**INFORMATION SHOWN:**
========================================

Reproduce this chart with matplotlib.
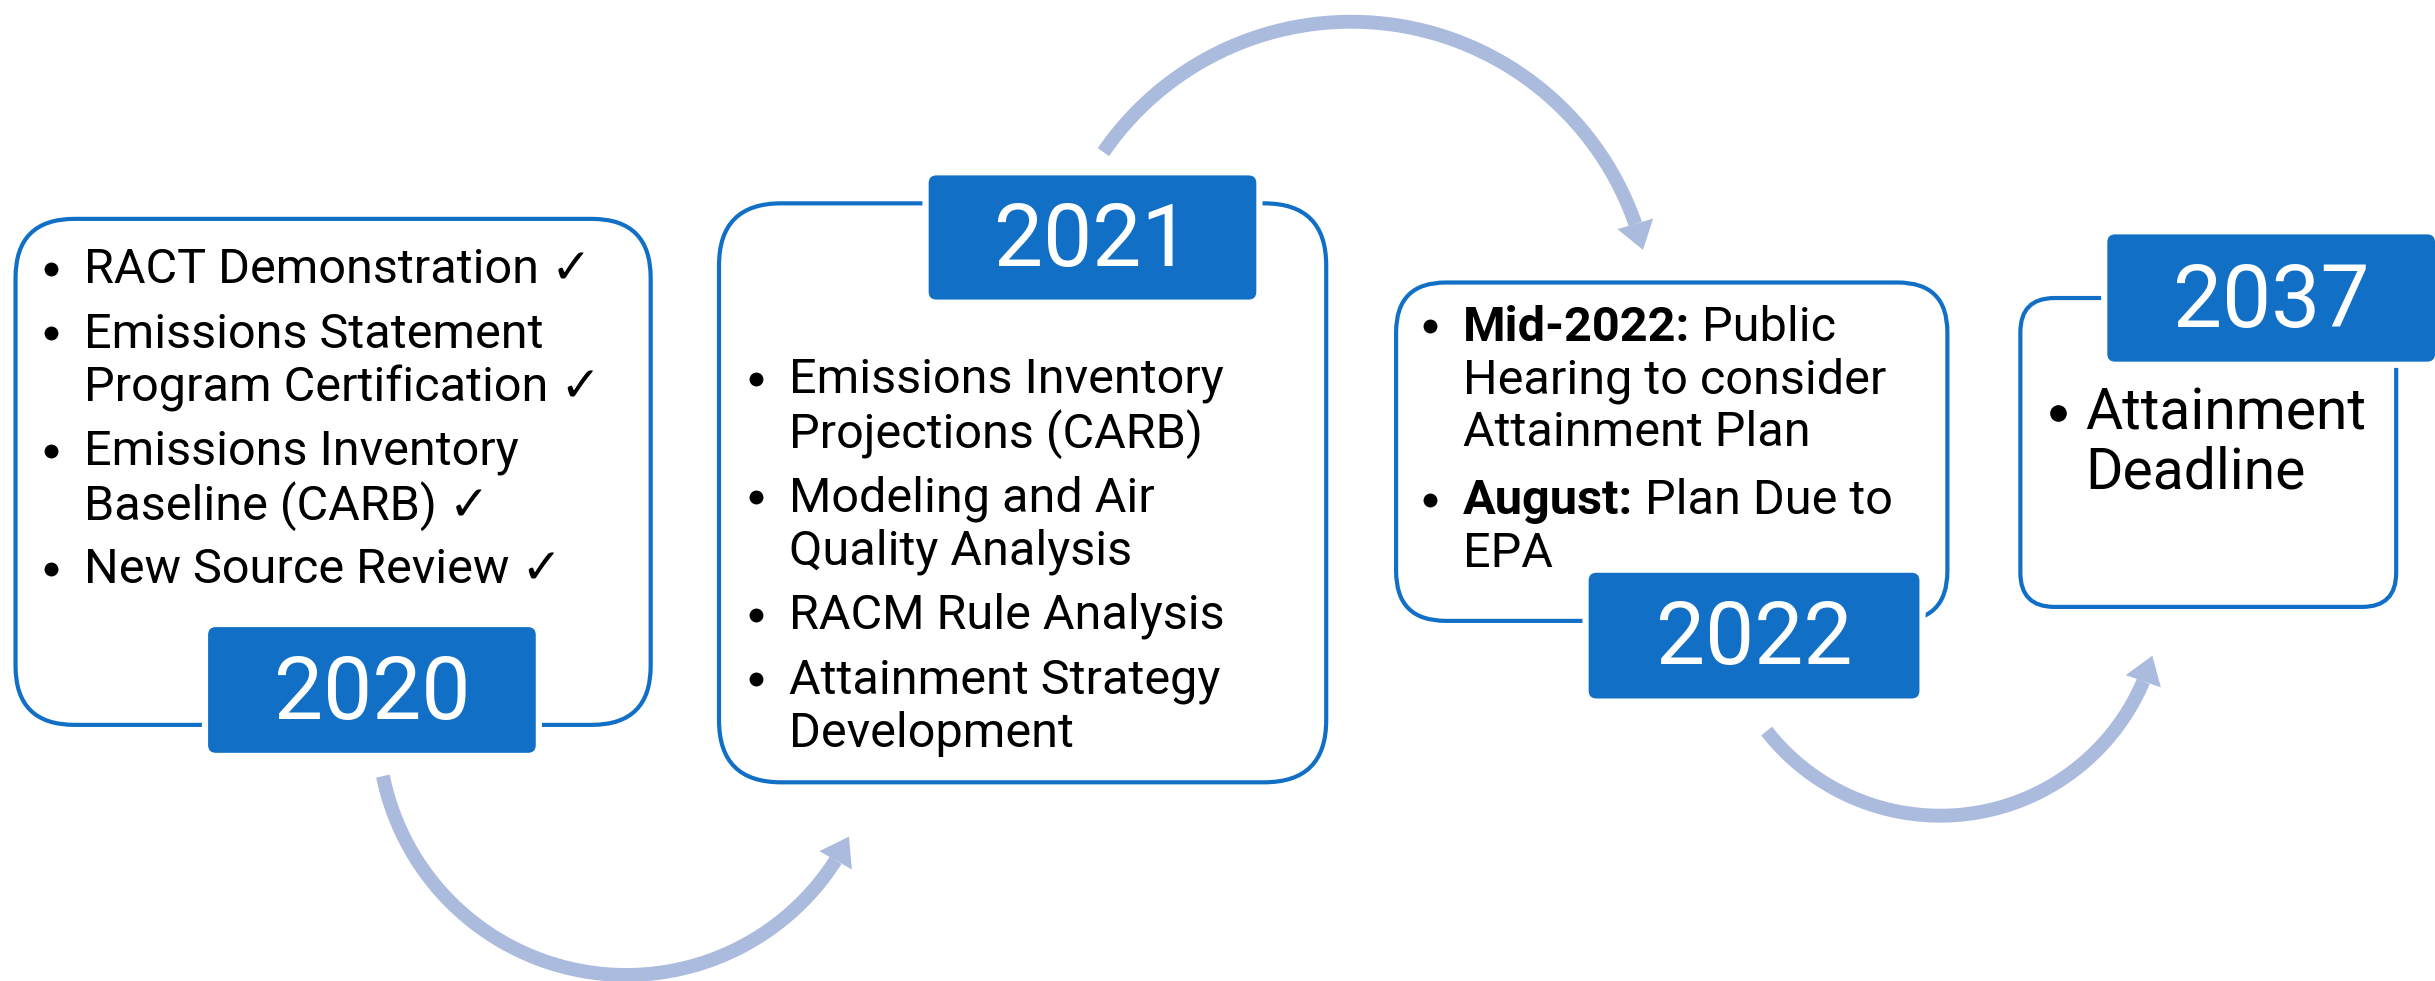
import numpy as np
import matplotlib
matplotlib.use("Agg")
import matplotlib.pyplot as plt
from matplotlib.patches import FancyBboxPatch, Polygon

# ---------------- data ----------------
years = ["2020", "2021", "2022", "2037"]

items_2020 = [["RACT Demonstration \u2713"],
              ["Emissions Statement", "Program Certification \u2713"],
              ["Emissions Inventory", "Baseline (CARB) \u2713"],
              ["New Source Review \u2713"]]
items_2021 = [["Emissions Inventory", "Projections (CARB)"],
              ["Modeling and Air", "Quality Analysis"],
              ["RACM Rule Analysis"],
              ["Attainment Strategy", "Development"]]
items_2022 = [[("Mid-2022:", "Public"), "Hearing to consider", "Attainment Plan"],
              [("August:", "Plan Due to"), "EPA"]]
items_2037 = [["Attainment", "Deadline"]]
items = [items_2020, items_2021, items_2022, items_2037]

# ---------------- style ----------------
BLUE = "#1170C6"
ARROW = "#ABBBDE"
FONT = ["Roboto", "DejaVu Sans"]
plt.rcParams["font.family"] = FONT

fig = plt.figure(figsize=(24.35, 9.81), dpi=100)
ax = fig.add_axes([0, 0, 1, 1])
ax.set_xlim(0, 1568)
ax.set_ylim(632, 0)
ax.axis("off")

# layout: outer box (x0, y0, x1, y1, radius), year box (x0, y0, x1, y1),
# bullet x, text x, first line y, font size, line step, bullet gap
layout = [
    dict(outer=(10, 141, 419, 467, 38), ybox=(134, 404, 345, 485),
         bx=33, tx=54, y0=174, fs=35, step=34.5, gap=41.5, ms=10),
    dict(outer=(463, 131, 854, 504, 40), ybox=(598, 113, 809, 193),
         bx=487, tx=508, y0=245, fs=35, step=34.5, gap=41.5, ms=10),
    dict(outer=(899, 182, 1254, 400, 32), ybox=(1023, 369, 1236, 450),
         bx=921, tx=942, y0=211, fs=35, step=34.0, gap=44, ms=10),
    dict(outer=(1301, 192, 1543, 391, 22), ybox=(1357, 151, 1568, 233),
         bx=1325, tx=1343, y0=267, fs=41, step=38, gap=44, ms=12),
]

for yr, its, L in zip(years, items, layout):
    x0, y0, x1, y1, r = L["outer"]
    ax.add_patch(FancyBboxPatch((x0, y0), x1 - x0, y1 - y0,
                                boxstyle=f"round,pad=0,rounding_size={r}",
                                fc="white", ec=BLUE, lw=3, zorder=1))
    bx0, by0, bx1, by1 = L["ybox"]
    pad = 4
    ax.add_patch(FancyBboxPatch((bx0 - pad, by0 - pad), bx1 - bx0 + 2 * pad,
                                by1 - by0 + 2 * pad,
                                boxstyle="round,pad=0,rounding_size=6",
                                fc="white", ec="none", zorder=2))
    ax.add_patch(FancyBboxPatch((bx0, by0), bx1 - bx0, by1 - by0,
                                boxstyle="round,pad=0,rounding_size=5",
                                fc=BLUE, ec="none", zorder=3))
    ax.text((bx0 + bx1) / 2, (by0 + by1) / 2 + 3, yr, color="white",
            fontsize=63, fontweight="normal", ha="center", va="center",
            zorder=4)

    y = L["y0"]
    for bi, bullet in enumerate(its):
        if bi > 0:
            y += L["gap"]
        ax.plot([L["bx"]], [y - 1], "o", ms=L["ms"], color="black",
                mec="none", zorder=4)
        for li, line in enumerate(bullet):
            if li > 0:
                y += L["step"]
            if isinstance(line, tuple):
                t = ax.text(L["tx"], y, line[0], fontsize=L["fs"],
                            fontweight="bold", ha="left", va="center",
                            zorder=4)
                ax.annotate(" " + line[1], xy=(1, 0), xycoords=t,
                            fontsize=L["fs"], ha="left", va="bottom",
                            zorder=4)
            else:
                ax.text(L["tx"], y, line, fontsize=L["fs"], ha="left",
                        va="center", zorder=4)

# ---------------- curved arrows (circular arcs) ----------------
# (start, point on arc, arrow tip)
arrows = [((246.6, 500), (397, 628), (546.7, 539)),
          ((710.5, 98), (870, 14), (1058, 161)),
          ((1137.6, 471), (1249, 525.5), (1386, 422.4))]
HEAD_L, HEAD_W, SHAFT_LW = 17.5, 24, 10


def circle3(a, b, c):
    a, b, c = map(np.asarray, (a, b, c))
    A = np.array([b - a, c - b]) * 2
    rhs = np.array([b @ b - a @ a, c @ c - b @ b])
    ctr = np.linalg.solve(A, rhs)
    return ctr, np.linalg.norm(a - ctr)


for a, b, c in arrows:
    ctr, rad = circle3(a, b, c)
    ta = np.arctan2(a[1] - ctr[1], a[0] - ctr[0])
    tb = np.arctan2(b[1] - ctr[1], b[0] - ctr[0])
    tc = np.arctan2(c[1] - ctr[1], c[0] - ctr[0])
    d_ab = (tb - ta) % (2 * np.pi)
    d_ac = (tc - ta) % (2 * np.pi)
    sweep = d_ac if d_ab < d_ac else d_ac - 2 * np.pi
    end_ang = ta + sweep - np.sign(sweep) * (HEAD_L / rad)
    th = np.linspace(ta, end_ang, 200)
    xs = ctr[0] + rad * np.cos(th)
    ys = ctr[1] + rad * np.sin(th)
    ax.plot(xs, ys, color=ARROW, lw=SHAFT_LW, solid_capstyle="butt",
            zorder=0)
    base = np.array([xs[-1], ys[-1]])
    tip = np.asarray(c)
    t = (tip - base) / np.linalg.norm(tip - base)
    n = np.array([-t[1], t[0]])
    base = tip - HEAD_L * t
    head = [tip, base + n * HEAD_W / 2, base - n * HEAD_W / 2]
    ax.add_patch(Polygon(head, closed=True, fc=ARROW, ec="none", zorder=0))

fig.savefig("out.png", dpi=100, facecolor="white")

========================================

**EXERCISE BRIEF:**
Skip every picture and transcribe the data above exactly.

**TASK ANSWER:**
Reproduce this chart with matplotlib.
import numpy as np
import matplotlib
matplotlib.use("Agg")
import matplotlib.pyplot as plt
from matplotlib.patches import FancyBboxPatch, Polygon

# ---------------- data ----------------
years = ["2020", "2021", "2022", "2037"]

items_2020 = [["RACT Demonstration \u2713"],
              ["Emissions Statement", "Program Certification \u2713"],
              ["Emissions Inventory", "Baseline (CARB) \u2713"],
              ["New Source Review \u2713"]]
items_2021 = [["Emissions Inventory", "Projections (CARB)"],
              ["Modeling and Air", "Quality Analysis"],
              ["RACM Rule Analysis"],
              ["Attainment Strategy", "Development"]]
items_2022 = [[("Mid-2022:", "Public"), "Hearing to consider", "Attainment Plan"],
              [("August:", "Plan Due to"), "EPA"]]
items_2037 = [["Attainment", "Deadline"]]
items = [items_2020, items_2021, items_2022, items_2037]

# ---------------- style ----------------
BLUE = "#1170C6"
ARROW = "#ABBBDE"
FONT = ["Roboto", "DejaVu Sans"]
plt.rcParams["font.family"] = FONT

fig = plt.figure(figsize=(24.35, 9.81), dpi=100)
ax = fig.add_axes([0, 0, 1, 1])
ax.set_xlim(0, 1568)
ax.set_ylim(632, 0)
ax.axis("off")

# layout: outer box (x0, y0, x1, y1, radius), year box (x0, y0, x1, y1),
# bullet x, text x, first line y, font size, line step, bullet gap
layout = [
    dict(outer=(10, 141, 419, 467, 38), ybox=(134, 404, 345, 485),
         bx=33, tx=54, y0=174, fs=35, step=34.5, gap=41.5, ms=10),
    dict(outer=(463, 131, 854, 504, 40), ybox=(598, 113, 809, 193),
         bx=487, tx=508, y0=245, fs=35, step=34.5, gap=41.5, ms=10),
    dict(outer=(899, 182, 1254, 400, 32), ybox=(1023, 369, 1236, 450),
         bx=921, tx=942, y0=211, fs=35, step=34.0, gap=44, ms=10),
    dict(outer=(1301, 192, 1543, 391, 22), ybox=(1357, 151, 1568, 233),
         bx=1325, tx=1343, y0=267, fs=41, step=38, gap=44, ms=12),
]

for yr, its, L in zip(years, items, layout):
    x0, y0, x1, y1, r = L["outer"]
    ax.add_patch(FancyBboxPatch((x0, y0), x1 - x0, y1 - y0,
                                boxstyle=f"round,pad=0,rounding_size={r}",
                                fc="white", ec=BLUE, lw=3, zorder=1))
    bx0, by0, bx1, by1 = L["ybox"]
    pad = 4
    ax.add_patch(FancyBboxPatch((bx0 - pad, by0 - pad), bx1 - bx0 + 2 * pad,
                                by1 - by0 + 2 * pad,
                                boxstyle="round,pad=0,rounding_size=6",
                                fc="white", ec="none", zorder=2))
    ax.add_patch(FancyBboxPatch((bx0, by0), bx1 - bx0, by1 - by0,
                                boxstyle="round,pad=0,rounding_size=5",
                                fc=BLUE, ec="none", zorder=3))
    ax.text((bx0 + bx1) / 2, (by0 + by1) / 2 + 3, yr, color="white",
            fontsize=63, fontweight="normal", ha="center", va="center",
            zorder=4)

    y = L["y0"]
    for bi, bullet in enumerate(its):
        if bi > 0:
            y += L["gap"]
        ax.plot([L["bx"]], [y - 1], "o", ms=L["ms"], color="black",
                mec="none", zorder=4)
        for li, line in enumerate(bullet):
            if li > 0:
                y += L["step"]
            if isinstance(line, tuple):
                t = ax.text(L["tx"], y, line[0], fontsize=L["fs"],
                            fontweight="bold", ha="left", va="center",
                            zorder=4)
                ax.annotate(" " + line[1], xy=(1, 0), xycoords=t,
                            fontsize=L["fs"], ha="left", va="bottom",
                            zorder=4)
            else:
                ax.text(L["tx"], y, line, fontsize=L["fs"], ha="left",
                        va="center", zorder=4)

# ---------------- curved arrows (circular arcs) ----------------
# (start, point on arc, arrow tip)
arrows = [((246.6, 500), (397, 628), (546.7, 539)),
          ((710.5, 98), (870, 14), (1058, 161)),
          ((1137.6, 471), (1249, 525.5), (1386, 422.4))]
HEAD_L, HEAD_W, SHAFT_LW = 17.5, 24, 10


def circle3(a, b, c):
    a, b, c = map(np.asarray, (a, b, c))
    A = np.array([b - a, c - b]) * 2
    rhs = np.array([b @ b - a @ a, c @ c - b @ b])
    ctr = np.linalg.solve(A, rhs)
    return ctr, np.linalg.norm(a - ctr)


for a, b, c in arrows:
    ctr, rad = circle3(a, b, c)
    ta = np.arctan2(a[1] - ctr[1], a[0] - ctr[0])
    tb = np.arctan2(b[1] - ctr[1], b[0] - ctr[0])
    tc = np.arctan2(c[1] - ctr[1], c[0] - ctr[0])
    d_ab = (tb - ta) % (2 * np.pi)
    d_ac = (tc - ta) % (2 * np.pi)
    sweep = d_ac if d_ab < d_ac else d_ac - 2 * np.pi
    end_ang = ta + sweep - np.sign(sweep) * (HEAD_L / rad)
    th = np.linspace(ta, end_ang, 200)
    xs = ctr[0] + rad * np.cos(th)
    ys = ctr[1] + rad * np.sin(th)
    ax.plot(xs, ys, color=ARROW, lw=SHAFT_LW, solid_capstyle="butt",
            zorder=0)
    base = np.array([xs[-1], ys[-1]])
    tip = np.asarray(c)
    t = (tip - base) / np.linalg.norm(tip - base)
    n = np.array([-t[1], t[0]])
    base = tip - HEAD_L * t
    head = [tip, base + n * HEAD_W / 2, base - n * HEAD_W / 2]
    ax.add_patch(Polygon(head, closed=True, fc=ARROW, ec="none", zorder=0))

fig.savefig("out.png", dpi=100, facecolor="white")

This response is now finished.